Formed in 1979, Minnesota power trio Hüsker Dü came up through the early-80s hardcore punk scene and gained a following in 1983 when their EP Metal Circus, with its yin-yang combination of ferocity and melody and mostly two-minute tracks, started picking up college radio play. Then when Zen Arcade landed in July 1984 it caused a mighty, alt.rock splash. Although it included some of their most thrilling punk rock speed rides, it was a hugely ambitious double-vinyl concept album.
Written and recorded quickly, and with most of the basic tracks put down in one take, Zen Arcade was based on a personal rite–of–passage story, from youth to manhood. It encompassed acoustic strums, piano miniatures, Indian-inspired psychedelia, and the 14-minute instrumental Reoccurring Dreams. Both drummer/vocalist Grant Hart and guitarist/vocalist Bob Mould were evolving as songwriters, and they showed they could turn out Beatles-y melodies and sing rough-hewn harmonies.
In 1983, Mould told Big Black guitarist/vocalist Steve Albini – then writing for Matter fanzine and later to become the 90s’ go-to punk and alt.rock producer – that Hüsker Dü were expanding beyond punk and “going to try to do something bigger than anything like rock’n’roll”. He later likened Zen Arcade to a stage play or a movie.

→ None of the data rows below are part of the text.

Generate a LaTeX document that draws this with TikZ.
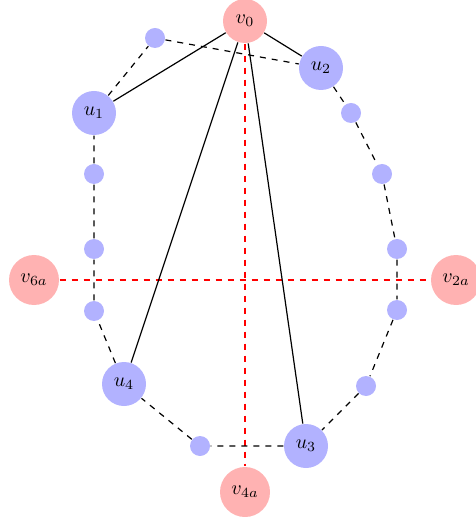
\documentclass[tikz,border=0pt]{standalone}
\usepackage{amsmath}
\usetikzlibrary{positioning}

\begin{document}
\begin{tikzpicture}[
    x=0.5pt, y=-0.5pt,
    every path/.style={semithick},
    bignode/.style={circle, fill=blue!30, minimum size=22pt, inner sep=0pt},
    dotnode/.style={circle, fill=blue!30, minimum size=10pt, inner sep=0pt},
    apex/.style={circle, fill=red!30, minimum size=22pt, inner sep=0pt},
    axisnode/.style={circle, fill=red!30, minimum size=25pt, inner sep=0pt},
    chain/.style={dashed},
    axis/.style={dashed, red}
]
\useasboundingbox (0,0) rectangle (475,517);

% Apex and axis ends
\node[apex] (v0) at (245, 21) {$v_0$};
\node[axisnode] (v6a) at (34, 280) {$v_{6a}$};
\node[axisnode] (v2a) at (456, 280) {$v_{2a}$};
\node[axisnode] (v4a) at (245, 492) {$v_{4a}$};

% Main vertices
\node[bignode] (u1) at (94, 113) {$u_1$};
\node[bignode] (u2) at (321, 68) {$u_2$};
\node[bignode] (u3) at (306, 446) {$u_3$};
\node[bignode] (u4) at (124, 384) {$u_4$};

% Subdivision points
\node[dotnode] (a1) at (155, 38) {};
\node[dotnode] (b1) at (351, 113) {};
\node[dotnode] (b2) at (382, 174) {};
\node[dotnode] (b3) at (397, 249) {};
\node[dotnode] (b4) at (397, 310) {};
\node[dotnode] (b5) at (366, 386) {};
\node[dotnode] (c1) at (200, 446) {};
\node[dotnode] (d1) at (94, 311) {};
\node[dotnode] (d2) at (94, 249) {};
\node[dotnode] (d3) at (94, 174) {};

% Red axes
\draw[axis] (v6a) -- (v2a);
\draw[axis] (v0) -- (v4a);

% Dashed cycle
\draw[chain] (u1) -- (a1) -- (u2);
\draw[chain] (u2) -- (b1) -- (b2) -- (b3) -- (b4) -- (b5) -- (u3);
\draw[chain] (u3) -- (c1) -- (u4);
\draw[chain] (u4) -- (d1) -- (d2) -- (d3) -- (u1);

% Spokes from v0
\draw (v0) -- (u1);
\draw (v0) -- (u2);
\draw (v0) -- (u3);
\draw (v0) -- (u4);

\end{tikzpicture}
\end{document}
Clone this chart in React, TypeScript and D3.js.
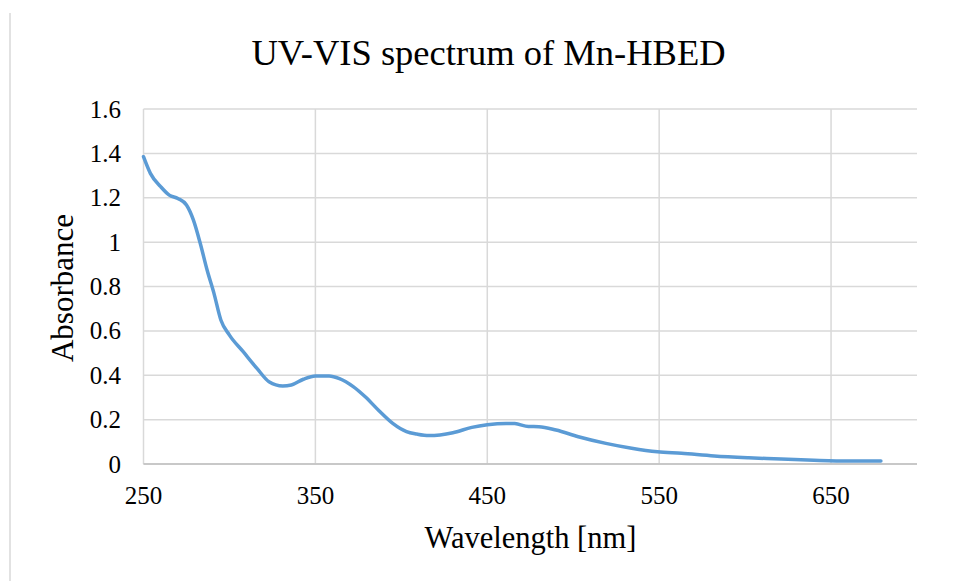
import React from "react";
import * as d3 from "d3";

const wavelengths = [250, 254, 260, 265, 270, 275, 279, 283, 287, 291, 295, 300, 308, 316, 323, 331, 336, 343, 350, 358, 364, 372, 379, 387, 395, 403, 409, 416, 430, 441, 450, 461, 466, 474, 480, 490, 503, 519, 534, 549, 563, 582, 602, 621, 640, 660, 679];
const absorbance = [1.385, 1.31, 1.25, 1.212, 1.197, 1.167, 1.1, 0.995, 0.874, 0.769, 0.649, 0.581, 0.506, 0.431, 0.371, 0.352, 0.356, 0.382, 0.397, 0.397, 0.385, 0.349, 0.303, 0.24, 0.183, 0.146, 0.135, 0.128, 0.141, 0.165, 0.177, 0.183, 0.182, 0.169, 0.168, 0.153, 0.123, 0.093, 0.071, 0.055, 0.048, 0.036, 0.028, 0.0225, 0.0167, 0.013, 0.013];
const xTicks = [250, 350, 450, 550, 650];
const yTicks = [0, 0.2, 0.4, 0.6, 0.8, 1, 1.2, 1.4, 1.6];

const title = "UV-VIS spectrum of Mn-HBED";
const xTitle = "Wavelength [nm]";
const yTitle = "Absorbance";

export default function App() {
  const W = 954, H = 581;
  const left = 143.5, right = 917, top = 109, bottom = 464;
  const x = d3.scaleLinear().domain([250, 700]).range([left, right]);
  const y = d3.scaleLinear().domain([0, 1.6]).range([bottom, top]);
  const pts: [number, number][] = wavelengths.map((w, i) => [w, absorbance[i]]);
  const line = d3
    .line<[number, number]>()
    .x((d) => x(d[0]))
    .y((d) => y(d[1]))
    .curve(d3.curveMonotoneX);
  const font = "Liberation Serif";
  const grid = "#d9d9d9";
  const fmt = d3.format("~g");
  return (
    <div style={{ position: "fixed", left: 0, top: 0 }}>
      <svg width={W} height={H} style={{ display: "block", background: "#fff" }}>
        <line x1={10} x2={10} y1={13} y2={H} stroke={grid} strokeWidth={1.5} />
        {yTicks.map((t) => (
          <line key={"gy" + t} x1={left} x2={right} y1={y(t)} y2={y(t)} stroke={grid} strokeWidth={1.5} />
        ))}
        {xTicks.map((t) => (
          <line key={"gx" + t} x1={x(t)} x2={x(t)} y1={top} y2={bottom} stroke={grid} strokeWidth={1.5} />
        ))}
        <line x1={left} x2={right} y1={bottom} y2={bottom} stroke="#bfbfbf" strokeWidth={1.5} />
        {yTicks.map((t) => (
          <text key={"ty" + t} x={121} y={y(t)} dy="0.34em" textAnchor="end" fontFamily={font} fontSize={25} fill="#000">
            {fmt(t)}
          </text>
        ))}
        {xTicks.map((t) => (
          <text key={"tx" + t} x={x(t)} y={504} textAnchor="middle" fontFamily={font} fontSize={25} fill="#000">
            {t}
          </text>
        ))}
        <path d={line(pts) || ""} fill="none" stroke="#5b9bd5" strokeWidth={3.5} strokeLinejoin="round" strokeLinecap="round" />
        <text x={488.5} y={65} textAnchor="middle" fontFamily={font} fontSize={36.5} fill="#000">
          {title}
        </text>
        <text x={530.5} y={548} textAnchor="middle" fontFamily={font} fontSize={30.5} fill="#000">
          {xTitle}
        </text>
        <text transform={`translate(73,288) rotate(-90)`} textAnchor="middle" fontFamily={font} fontSize={31} fill="#000">
          {yTitle}
        </text>
      </svg>
    </div>
  );
}
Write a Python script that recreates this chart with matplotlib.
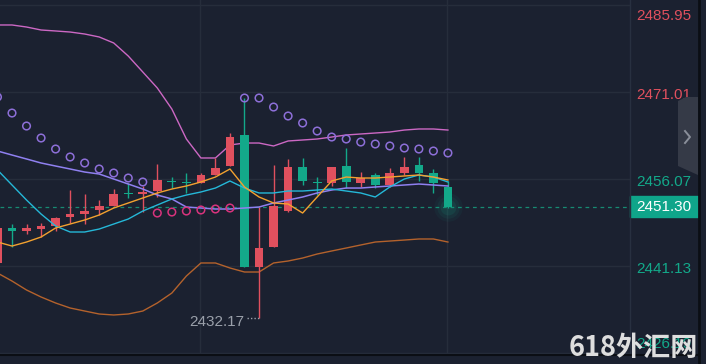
import numpy as np
import matplotlib
matplotlib.use('Agg')
import matplotlib.pyplot as plt
from matplotlib.patches import Rectangle, Polygon
from matplotlib.transforms import blended_transform_factory, offset_copy

# candle index, -1 is the one cut off at the left edge
idx = np.arange(-1, 31)
opens = [2441.65, 2447.66, 2447.14, 2447.48, 2448.00, 2449.54, 2450.06, 2450.75,
         2451.43, 2453.67, 2453.49, 2454.01, 2455.73, 2455.56, 2455.38, 2456.76,
         2458.30, 2463.63, 2440.96, 2444.39, 2450.57, 2458.13, 2455.56, 2455.38,
         2458.30, 2455.38, 2456.76, 2455.04, 2457.10, 2458.47, 2457.10, 2454.70]
highs = [2448.00, 2448.34, 2448.34, 2448.51, 2449.54, 2454.18, 2453.49, 2452.46,
         2454.35, 2455.38, 2454.87, 2458.65, 2456.41, 2457.10, 2457.10, 2459.68,
         2463.97, 2469.98, 2451.26, 2458.47, 2459.51, 2459.68, 2456.41, 2458.13,
         2461.39, 2457.27, 2457.10, 2457.96, 2459.85, 2459.85, 2457.79, 2455.73]
lows = [2441.30, 2444.39, 2446.63, 2446.11, 2447.14, 2448.51, 2448.34, 2449.89,
        2451.43, 2452.81, 2450.40, 2452.98, 2454.52, 2453.67, 2455.38, 2456.76,
        2458.30, 2440.96, 2432.17, 2444.39, 2450.40, 2455.04, 2453.32, 2454.87,
        2454.52, 2454.70, 2454.52, 2454.70, 2456.76, 2455.73, 2453.67, 2451.09]
closes = [2447.66, 2447.14, 2447.66, 2448.00, 2449.37, 2450.06, 2450.57, 2451.43,
          2453.49, 2453.49, 2453.84, 2455.90, 2455.56, 2455.38, 2456.76, 2457.96,
          2463.28, 2440.96, 2444.22, 2451.43, 2458.13, 2455.73, 2455.38, 2458.13,
          2455.56, 2456.24, 2455.04, 2457.10, 2458.13, 2457.10, 2455.38, 2451.30]

bb_upper = [2482.52, 2482.52, 2482.17, 2481.66, 2481.49, 2481.31, 2480.97, 2480.46,
            2479.43, 2477.19, 2474.45, 2471.70, 2468.09, 2462.94, 2459.68, 2459.68,
            2461.91, 2462.25, 2462.25, 2461.74, 2462.60, 2462.77, 2462.94, 2463.28,
            2463.63, 2463.80, 2463.97, 2464.14, 2464.48, 2464.66, 2464.66, 2464.48]
bb_lower = [2439.93, 2438.55, 2437.01, 2435.81, 2434.78, 2433.92, 2433.40, 2432.89,
            2432.72, 2432.89, 2433.40, 2434.78, 2436.49, 2439.41, 2441.65, 2441.65,
            2440.79, 2440.10, 2440.10, 2441.65, 2441.99, 2442.50, 2443.19, 2443.71,
            2444.22, 2444.74, 2445.25, 2445.42, 2445.59, 2445.77, 2445.77, 2445.25]
ma_slow = [2460.88, 2460.19, 2459.51, 2458.82, 2458.30, 2457.79, 2457.27, 2456.93,
           2456.07, 2455.21, 2454.35, 2453.32, 2452.64, 2451.26, 2451.09, 2450.92,
           2450.92, 2451.09, 2451.26, 2451.95, 2452.46, 2452.98, 2453.67, 2454.18,
           2454.52, 2454.52, 2454.70, 2454.87, 2455.04, 2455.21, 2455.04, 2454.87]
ma_mid = [2457.62, 2455.04, 2452.46, 2450.06, 2448.00, 2446.97, 2446.97, 2447.48,
          2448.34, 2449.20, 2450.57, 2451.61, 2452.64, 2453.32, 2453.84, 2454.52,
          2455.73, 2454.52, 2453.67, 2453.67, 2454.01, 2454.01, 2454.18, 2454.35,
          2454.01, 2453.67, 2452.98, 2454.70, 2456.07, 2456.76, 2456.41, 2455.56]
ma_fast = [2445.25, 2444.56, 2445.25, 2446.11, 2447.66, 2448.34, 2449.03, 2449.89,
           2451.09, 2451.95, 2452.81, 2453.67, 2454.35, 2454.87, 2455.56, 2456.41,
           2457.79, 2454.70, 2452.98, 2451.95, 2451.78, 2450.23, 2452.98, 2455.73,
           2456.41, 2456.24, 2456.24, 2456.41, 2456.59, 2456.76, 2456.41, 2455.90]
sar = [2470.15, 2467.40, 2465.17, 2463.11, 2461.22, 2459.85, 2458.82, 2457.79,
       2457.10, 2456.24, 2455.56, 2450.23, 2450.40, 2450.57, 2450.75, 2450.92,
       2451.09, 2469.98, 2469.98, 2468.43, 2466.89, 2465.69, 2464.31, 2463.28,
       2462.94, 2462.42, 2462.08, 2461.74, 2461.39, 2461.22, 2460.88, 2460.54]

levels = [2485.95, 2471.01, 2456.07, 2441.13, 2426.19]
level_labels = ['2485.95', '2471.01', '2456.07', '2441.13', '2426.19']
last_price = 2451.30
low_price = 2432.17

BG = '#1b2130'
GRID = '#262d3b'
UP = '#e0505e'
DOWN = '#13a98a'
FONT = 'Liberation Sans'

fig = plt.figure(figsize=(7.06, 3.64), dpi=100, facecolor=BG)
ax = fig.add_axes([0, 10 / 364, 630 / 706, 354 / 364], facecolor=BG)
ax.set_xlim(-0.826, 42.53)
ax.set_ylim(2426.02, 2486.81)
for s in ax.spines.values():
    s.set_visible(False)
ax.set_xticks([])
ax.set_yticks([])

# grid
for lv in levels:
    ax.axhline(lv, color=GRID, lw=1.0, zorder=0)
for gx in [12.95, 29.95]:
    ax.axvline(gx, color=GRID, lw=1.0, zorder=0)

# last price dashed line
ax.axhline(last_price, color='#178a72', lw=0.9, ls=(0, (3, 3)), zorder=1)

# bands and averages
ax.plot(idx, bb_upper, color='#cc68c4', lw=1.0, zorder=2)
ax.plot(idx, bb_lower, color='#b4622c', lw=1.0, zorder=2)
ax.plot(idx, ma_slow, color='#8f80f0', lw=1.1, zorder=4)
ax.plot(idx, ma_mid, color='#25b8d8', lw=1.0, zorder=4)
ax.plot(idx, ma_fast, color='#f3a12f', lw=1.0, zorder=4)

# candles
o = np.array(opens); c = np.array(closes)
cols = [UP if cc >= oo else DOWN for oo, cc in zip(o, c)]
ax.vlines(idx, lows, highs, colors=cols, lw=1.0, zorder=3)
body = np.maximum(np.abs(c - o), 0.18)
ax.bar(idx, body, bottom=np.minimum(o, c), width=0.6, color=cols, lw=0, zorder=3)

# parabolic SAR
sar = np.array(sar)
below = sar < c
ax.scatter(idx[~below], sar[~below], s=30, facecolors='none', edgecolors='#8d6fd8',
           linewidths=1.1, zorder=5)
ax.scatter(idx[below], sar[below], s=30, facecolors='none', edgecolors='#d9337d',
           linewidths=1.1, zorder=5)

# glow at last candle
for s, a in [(420, 0.06), (260, 0.08), (130, 0.12)]:
    ax.scatter([idx[-1]], [last_price], s=s, color='#13a98a', alpha=a, lw=0, zorder=2)

# lowest price marker
lo_i = idx[int(np.argmin(lows))]
ax.plot([lo_i - 0.85, lo_i], [low_price, low_price], color='#9aa0aa', lw=1.0,
        ls=(0, (1, 1.5)), zorder=3)
ax.text(lo_i - 1.05, low_price, '%.2f' % low_price,
        transform=offset_copy(ax.transData, fig=fig, x=0, y=-4, units='dots'),
        ha='right', va='center', color='#9aa0aa', fontsize=11, family=FONT)

# right price scale
tr = blended_transform_factory(ax.transAxes, ax.transData)
ylo, yhi = ax.get_ylim()
for lv, lab in zip(levels, level_labels):
    ypos = min(max(lv, ylo + 2.3), yhi - 2.3)
    colr = UP if lv > last_price + 10 else DOWN
    ax.text(636 / 630, ypos, lab, transform=offset_copy(tr, fig=fig, x=0, y=-3, units='dots'),
            ha='left', va='center', color=colr, fontsize=11, family=FONT, clip_on=False)
ax.add_patch(Rectangle((1.0, last_price - 1.8), 68 / 630, 3.6, transform=tr,
                       color='#0fa58a', clip_on=False, zorder=6))
ax.text(636 / 630, last_price, '%.2f' % last_price, transform=tr, ha='left',
        va='center', color='white', fontsize=11, family=FONT, clip_on=False, zorder=7)

# overlay in pixel coordinates for frame pieces
ov = fig.add_axes([0, 0, 1, 1], facecolor='none')
ov.set_xlim(0, 706)
ov.set_ylim(364, 0)
ov.axis('off')
ov.plot([630, 630], [0, 354], color='#283040', lw=1.0)
ov.plot([699, 699], [0, 364], color='#0b0e14', lw=2.0)
ov.plot([0, 699], [354.5, 354.5], color='#0b0e14', lw=1.5)
ov.add_patch(Polygon([(678, 101), (686, 97), (698, 97), (698, 175), (678, 166)],
                     closed=True, color='#353a47', lw=0))
ov.plot([685, 690, 685], [131, 137, 143], color='#8a8f9a', lw=1.4)
ov.text(698, 362, '618外汇网', ha='right', va='bottom', color='#dedede',
        fontsize=19.5, fontweight='bold', family=['Noto Sans CJK SC', 'DejaVu Sans'])

fig.savefig('out.png', dpi=100, facecolor=BG)
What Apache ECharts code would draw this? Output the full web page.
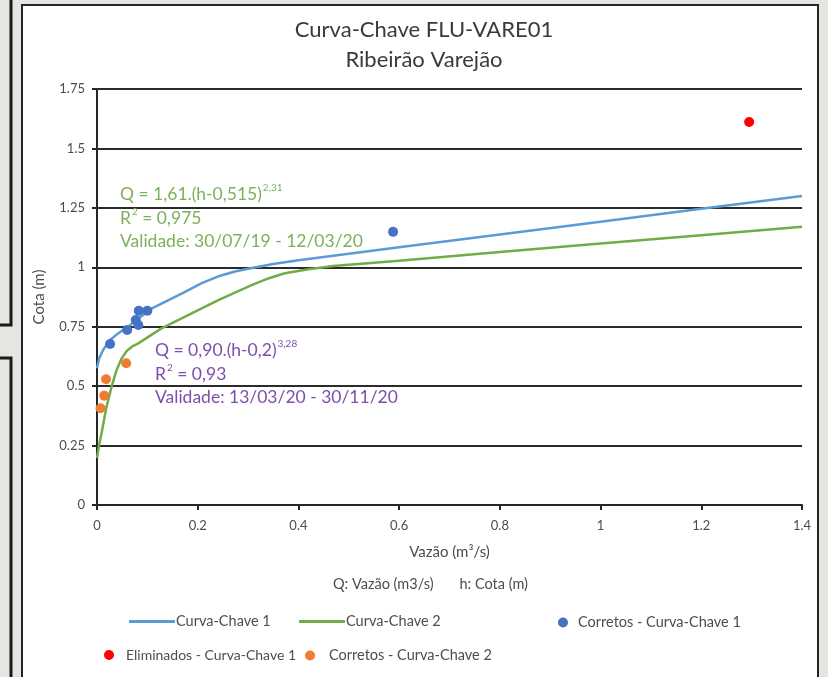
<!DOCTYPE html>
<html><head><meta charset="utf-8">
<script src="https://cdn.jsdelivr.net/npm/echarts@6/dist/echarts.min.js"></script>
<style>html,body{margin:0;padding:0;background:#e7e5e1;}#c{width:828px;height:677px;}</style>
</head><body><div id="c"></div>
<script>
// ---- data ----
const xTicks = [0, 0.2, 0.4, 0.6, 0.8, 1, 1.2, 1.4];
const yTicks = [0, 0.25, 0.5, 0.75, 1, 1.25, 1.5, 1.75];
const curve1Q = [0, 0.004, 0.012, 0.026, 0.042, 0.062, 0.082, 0.109, 0.142, 0.175, 0.208, 0.241, 0.274, 0.31, 0.35, 0.4, 0.6, 0.8, 1.0, 1.2, 1.4];
const curve1H = [0.575, 0.615, 0.652, 0.694, 0.722, 0.75, 0.785, 0.827, 0.862, 0.897, 0.933, 0.962, 0.982, 0.998, 1.014, 1.03, 1.084, 1.138, 1.192, 1.246, 1.30];
const curve2Q = [0, 0.004, 0.009, 0.019, 0.029, 0.039, 0.049, 0.059, 0.07, 0.082, 0.128, 0.175, 0.241, 0.307, 0.34, 0.373, 0.42, 0.469, 0.6, 0.8, 1.0, 1.2, 1.4];
const curve2H = [0.198, 0.25, 0.302, 0.414, 0.498, 0.568, 0.617, 0.648, 0.667, 0.68, 0.743, 0.792, 0.862, 0.925, 0.953, 0.975, 0.992, 1.005, 1.028, 1.064, 1.1, 1.135, 1.171];
const corretos1Q = [0.026, 0.06, 0.077, 0.082, 0.083, 0.10, 0.588];
const corretos1H = [0.677, 0.736, 0.778, 0.757, 0.817, 0.817, 1.149];
const eliminados1Q = [1.295];
const eliminados1H = [1.611];
const corretos2Q = [0.018, 0.0145, 0.007, 0.058];
const corretos2H = [0.529, 0.46, 0.407, 0.596];

const pairs = (xs, ys) => xs.map((x, i) => [x, ys[i]]);
const FONT = 'Lato';
const chart = echarts.init(document.getElementById('c'), null, {renderer: 'canvas'});
const textCol = '#4d4d4d';

const legendText = {color: textCol, fontSize: 14.5, fontFamily: FONT};
const legendBase = {orient: 'horizontal', textStyle: legendText, selectedMode: false, padding: 0, itemGap: 0};

chart.setOption({
  backgroundColor: 'transparent',
  animation: false,
  textStyle: {fontFamily: FONT},
  title: {
    text: 'Curva-Chave FLU-VARE01\nRibeirão Varejão',
    left: 419, top: 10, textAlign: 'center',
    textStyle: {fontSize: 22, fontWeight: 'normal', color: '#3a3a3a', lineHeight: 30, fontFamily: FONT}
  },
  grid: {left: 97, right: 26, top: 89, bottom: 172},
  xAxis: {
    type: 'value', min: 0, max: 1.4, interval: 0.2,
    name: 'Vazão (m³/s)', nameLocation: 'middle', nameGap: 40,
    nameTextStyle: {color: textCol, fontSize: 15, fontFamily: FONT},
    axisLine: {show: true, lineStyle: {color: '#262626', width: 2}},
    axisTick: {show: true, length: 5, lineStyle: {color: '#262626', width: 2}},
    axisLabel: {color: textCol, fontSize: 13, margin: 14, fontFamily: FONT},
    splitLine: {show: false}
  },
  yAxis: {
    type: 'value', min: 0, max: 1.75, interval: 0.25,
    name: 'Cota (m)', nameLocation: 'middle', nameGap: 50,
    nameTextStyle: {color: textCol, fontSize: 15, fontFamily: FONT},
    axisLine: {show: true, lineStyle: {color: '#262626', width: 2}},
    axisTick: {show: true, length: 5, lineStyle: {color: '#262626', width: 2}},
    axisLabel: {color: textCol, fontSize: 13, margin: 12, fontFamily: FONT},
    splitLine: {show: true, lineStyle: {color: '#2b2b2b', width: 2}}
  },
  legend: [
    Object.assign({}, legendBase, {data: [{name: 'Curva-Chave 1', icon: 'rect'}], left: 129, top: 614, itemWidth: 46, itemHeight: 3, textStyle: Object.assign({}, legendText, {padding: [0, 0, 0, -4]})}),
    Object.assign({}, legendBase, {data: [{name: 'Curva-Chave 2', icon: 'rect'}], left: 299, top: 614, itemWidth: 46, itemHeight: 3, textStyle: Object.assign({}, legendText, {padding: [0, 0, 0, -4]})}),
    Object.assign({}, legendBase, {data: [{name: 'Corretos - Curva-Chave 1', icon: 'circle'}], left: 558, top: 615, itemWidth: 10, itemHeight: 10, textStyle: Object.assign({}, legendText, {padding: [0, 0, 0, 5]})}),
    Object.assign({}, legendBase, {data: [{name: 'Eliminados - Curva-Chave 1', icon: 'circle'}], left: 104, top: 648, itemWidth: 10, itemHeight: 10, textStyle: Object.assign({}, legendText, {fontSize: 14, padding: [0, 0, 0, 7]})}),
    Object.assign({}, legendBase, {data: [{name: 'Corretos - Curva-Chave 2', icon: 'circle'}], left: 305, top: 648, itemWidth: 10, itemHeight: 10, textStyle: Object.assign({}, legendText, {padding: [0, 0, 0, 9]})})
  ],
  graphic: [
    {type: 'rect', z: -10, silent: true, shape: {x: 0, y: 0, width: 828, height: 677}, style: {fill: '#e7e5e1'}},
    {type: 'polyline', z: -9, silent: true, shape: {points: [[11, 0], [11, 325], [0, 325]]}, style: {stroke: '#1a1a1a', lineWidth: 3, fill: null}},
    {type: 'polyline', z: -9, silent: true, shape: {points: [[0, 358], [11, 358], [11, 677]]}, style: {stroke: '#1a1a1a', lineWidth: 3, fill: null}},
    {type: 'rect', z: -8, silent: true, shape: {x: 22, y: 5, width: 796, height: 680}, style: {fill: '#ffffff', stroke: '#262626', lineWidth: 2}},
    {type: 'text', z: 10, left: 120, top: 183, style: {
      text: '{a|Q = 1,61.(h-0,515)}{s|2,31}\n{a|R}{s|2}{a| = 0,975}\n{a|Validade: 30/07/19 - 12/03/20}',
      fill: '#7cb159', font: '17.5px Lato',
      rich: {a: {fontSize: 17.5, fontFamily: FONT, fill: '#7cb159', lineHeight: 23.5}, s: {fontSize: 10, fontFamily: FONT, fill: '#7cb159', verticalAlign: 'top', lineHeight: 23.5, padding: [0, 0, 8, 1]}}
    }},
    {type: 'text', z: 10, left: 155, top: 339, style: {
      text: '{a|Q = 0,90.(h-0,2)}{s|3,28}\n{a|R}{s|2}{a| = 0,93}\n{a|Validade: 13/03/20 - 30/11/20}',
      fill: '#7d4fab', font: '17.5px Lato',
      rich: {a: {fontSize: 17.5, fontFamily: FONT, fill: '#7d4fab', lineHeight: 23.5}, s: {fontSize: 10, fontFamily: FONT, fill: '#7d4fab', verticalAlign: 'top', lineHeight: 23.5, padding: [0, 0, 8, 1]}}
    }},
    {type: 'text', z: 10, left: 333, top: 577, style: {
      text: 'Q: Vazão (m3/s)       h: Cota (m)', fill: textCol, font: '14.5px Lato'
    }}
  ],
  series: [
    {name: 'Curva-Chave 1', type: 'line', data: pairs(curve1Q, curve1H), showSymbol: false, smooth: false,
     lineStyle: {color: '#5b9bd5', width: 2.5, join: 'round'}, itemStyle: {color: '#5b9bd5'}, z: 3},
    {name: 'Curva-Chave 2', type: 'line', data: pairs(curve2Q, curve2H), showSymbol: false, smooth: false,
     lineStyle: {color: '#70ad47', width: 2.5, join: 'round'}, itemStyle: {color: '#70ad47'}, z: 3},
    {name: 'Corretos - Curva-Chave 1', type: 'scatter', data: pairs(corretos1Q, corretos1H), symbolSize: 10, itemStyle: {color: '#4472c4', opacity: 1}, z: 5},
    {name: 'Eliminados - Curva-Chave 1', type: 'scatter', data: pairs(eliminados1Q, eliminados1H), symbolSize: 10, itemStyle: {color: '#ff0000', opacity: 1}, z: 5},
    {name: 'Corretos - Curva-Chave 2', type: 'scatter', data: pairs(corretos2Q, corretos2H), symbolSize: 10, itemStyle: {color: '#ed7d31', opacity: 1}, z: 5}
  ]
});
</script>
</body></html>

The band looked like a bunch of misfits, but they enjoyed a rare musical chemistry. Hart pushed hard on the beat with busy snare rolls, his playing underpinned by Greg Norton’s limber bass, and Mould summoned an incendiary sound from his guitar.
Hüsker Dü never lost their edge and intensity but went on to make a series of more focused, commercially successful albums culminating in their swansong, 1987’s Warehouse: Songs And Stories. It was another double and their most streamlined, poporiented and high profile release. The band split in early 1988, but it signposted the way to Mould’s music with the highly regarded Sugar and Hart’s with Nova Mob.
Zen Arcade stands as Hüsker Dü’s most original statement. It influenced the music of Nirvana, Foo Fighters, Pixies, (who famously advertised for a bass player “Into Hüsker Dü and Peter, Paul And Mary”), R.E.M., Dinosaur Jr, Green Day, Melvins, Queens Of The Stone Age, and virtually any band from the 80s onwards who allied good tunes with seriously overdriven guitars. Hüsker Dü also helped establish the fashionability of the plaid shirt; alas they had less success with the waxed ’tache.